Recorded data
--------------------------------
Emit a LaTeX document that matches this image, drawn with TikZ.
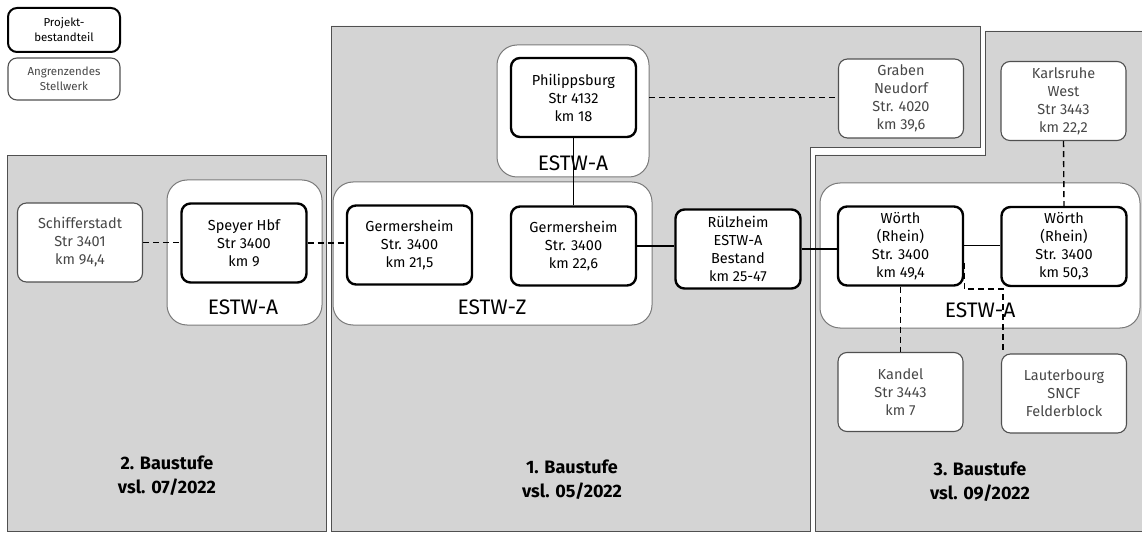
\documentclass[tikz,border=0pt]{standalone}
\usepackage{fontspec}
\setmainfont{Fira Sans}
\usetikzlibrary{positioning}
\definecolor{regiongray}{HTML}{D4D4D4}
\definecolor{framegray}{HTML}{505050}
\definecolor{softgray}{HTML}{7A7A7A}
\tikzset{
	projbox/.style={draw=black, line width=2.4pt, fill=white, rounded corners=9pt,
		minimum width=125pt, minimum height=79pt, align=center, inner sep=2pt,
		font=\fontsize{14.5}{18}\selectfont},
	nachbarbox/.style={projbox, draw=framegray, line width=1.1pt, text=black!72},
	estwbox/.style={draw=softgray, line width=1pt, fill=white, rounded corners=20pt},
	estwlabel/.style={font=\fontsize{21}{24}\selectfont, inner sep=1pt},
	stufelabel/.style={align=center, font=\fontsize{18}{24}\selectfont\bfseries},
	region/.style={draw=framegray, line width=0.8pt, fill=regiongray},
	gleis/.style={draw=black, line width=1.4pt},
	gleisdash/.style={gleis, dash pattern=on 6pt off 4pt}
}

\begin{document}
\begin{tikzpicture}[x=1pt, y=-1pt]
				\useasboundingbox (0,0) rectangle (1142,534);
				% Baustufen
				\fill[white] (0,0) rectangle (1142,534);
				\draw[region] (7,155) rectangle (326,531);
				\draw[region] (331,26) -- (980,26) -- (980,147) -- (810,147) -- (810,531) -- (331,531) -- cycle;
				\draw[region] (985,31) -- (1145,31) -- (1145,531) -- (815,531) -- (815,155) -- (985,155) -- cycle;
				% Stellwerksbereiche
				\draw[estwbox] (167,180) rectangle (322,325);
				\draw[estwbox] (333,182) rectangle (652,325);
				\draw[estwbox] (497,45) rectangle (649,177);
				\draw[estwbox] (820,183) rectangle (1140,328);
				\node[estwlabel] (lblSpeyer) at (243,307) {ESTW-A};
				\node[estwlabel] (lblZentral) at (492,307) {ESTW-Z};
				\node[estwlabel] (lblPhilipp) at (573,163) {ESTW-A};
				\node[estwlabel] (lblWoerth) at (980,310) {ESTW-A};
				% Legende
				\node[projbox, minimum width=112pt, minimum height=44pt, line width=2pt,
				font=\fontsize{11.5}{15}\selectfont] (legProj) at (64,30) {Projekt-\\bestandteil};
				\node[nachbarbox, minimum width=112pt, minimum height=42pt,
				font=\fontsize{11.5}{15}\selectfont] (legNachbar) at (64,79) {Angrenzendes\\Stellwerk};
				% Stellwerke
				\node[nachbarbox] (schifferstadt) at (80,242.5) {Schifferstadt\\Str 3401\\km 94,4};
				\node[projbox] (speyer) at (244,243) {Speyer Hbf\\Str 3400\\km 9};
				\node[projbox] (germA) at (409.5,245) {Germersheim\\Str. 3400\\km 21,5};
				\node[projbox] (germB) at (573.5,246) {Germersheim\\Str. 3400\\km 22,6};
				\node[projbox] (philippsburg) at (573.5,97.5) {Philippsburg\\Str 4132\\km 18};
				\node[projbox] (ruelzheim) at (738,249) {Rülzheim\\ESTW-A\\Bestand\\km 25-47};
				\node[nachbarbox] (graben) at (901,98.5) {Graben\\Neudorf\\Str. 4020\\km 39,6};
				\node[nachbarbox] (karlsruhe) at (1063.5,101) {Karlsruhe\\West\\Str 3443\\km 22,2};
				\node[projbox] (woerthA) at (900.5,246) {Wörth\\(Rhein)\\Str. 3400\\km 49,4};
				\node[projbox] (woerthB) at (1064,246.5) {Wörth\\(Rhein)\\Str. 3400\\km 50,3};
				\node[nachbarbox] (kandel) at (900.5,392) {Kandel\\Str 3443\\km 7};
				\node[nachbarbox] (lauterbourg) at (1064,393.5) {Lauterbourg\\SNCF\\Felderblock};
				% Verbindungen
				\draw[gleisdash] (schifferstadt.east) -- (schifferstadt.east -| speyer.west);
				\draw[gleisdash] (speyer.east) -- (speyer.east -| germA.west);
				\draw[gleis] (philippsburg.south) -- (germB.north);
				\draw[gleis] (germB.east) -- (germB.east -| ruelzheim.west);
				\draw[gleis] (ruelzheim.east) -- (ruelzheim.east -| woerthA.west);
				\draw[gleis, line width=1pt] (woerthA.east) -- (woerthA.east -| woerthB.west);
				\draw[gleisdash] ([xshift=12pt]philippsburg.east) -- (philippsburg.east -| graben.west);
				\draw[gleisdash] (karlsruhe.south) -- (woerthB.north);
				\draw[gleisdash] (woerthA.south) -- (kandel.north);
				\coordinate (lauterKnick) at (1003,289);
				\draw[gleisdash] ([yshift=-17pt]woerthA.east) |- (lauterKnick) -- (lauterKnick |- lauterbourg.north);
				% Zeitplan
				\node[stufelabel] (stufeZwei) at (167,476) {2. Baustufe\\vsl. 07/2022};
				\node[stufelabel] (stufeEins) at (572,480) {1. Baustufe\\vsl. 05/2022};
				\node[stufelabel] (stufeDrei) at (980,482) {3. Baustufe\\vsl. 09/2022};
			\end{tikzpicture}
\end{document}
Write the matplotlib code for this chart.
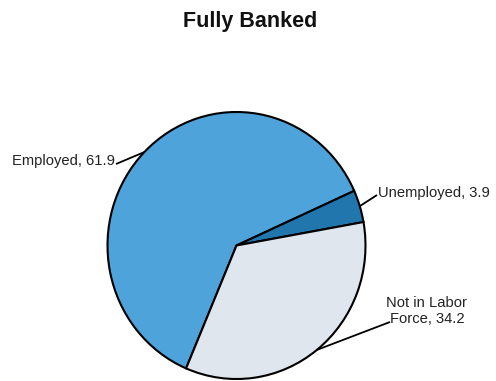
--------------------------------
*Directions*: Note every line above where the string "this" shows up, and copy those lines.

*Complete response*:
Emit a LaTeX document that matches this image, drawn with TikZ.
Write the matplotlib code for this chart.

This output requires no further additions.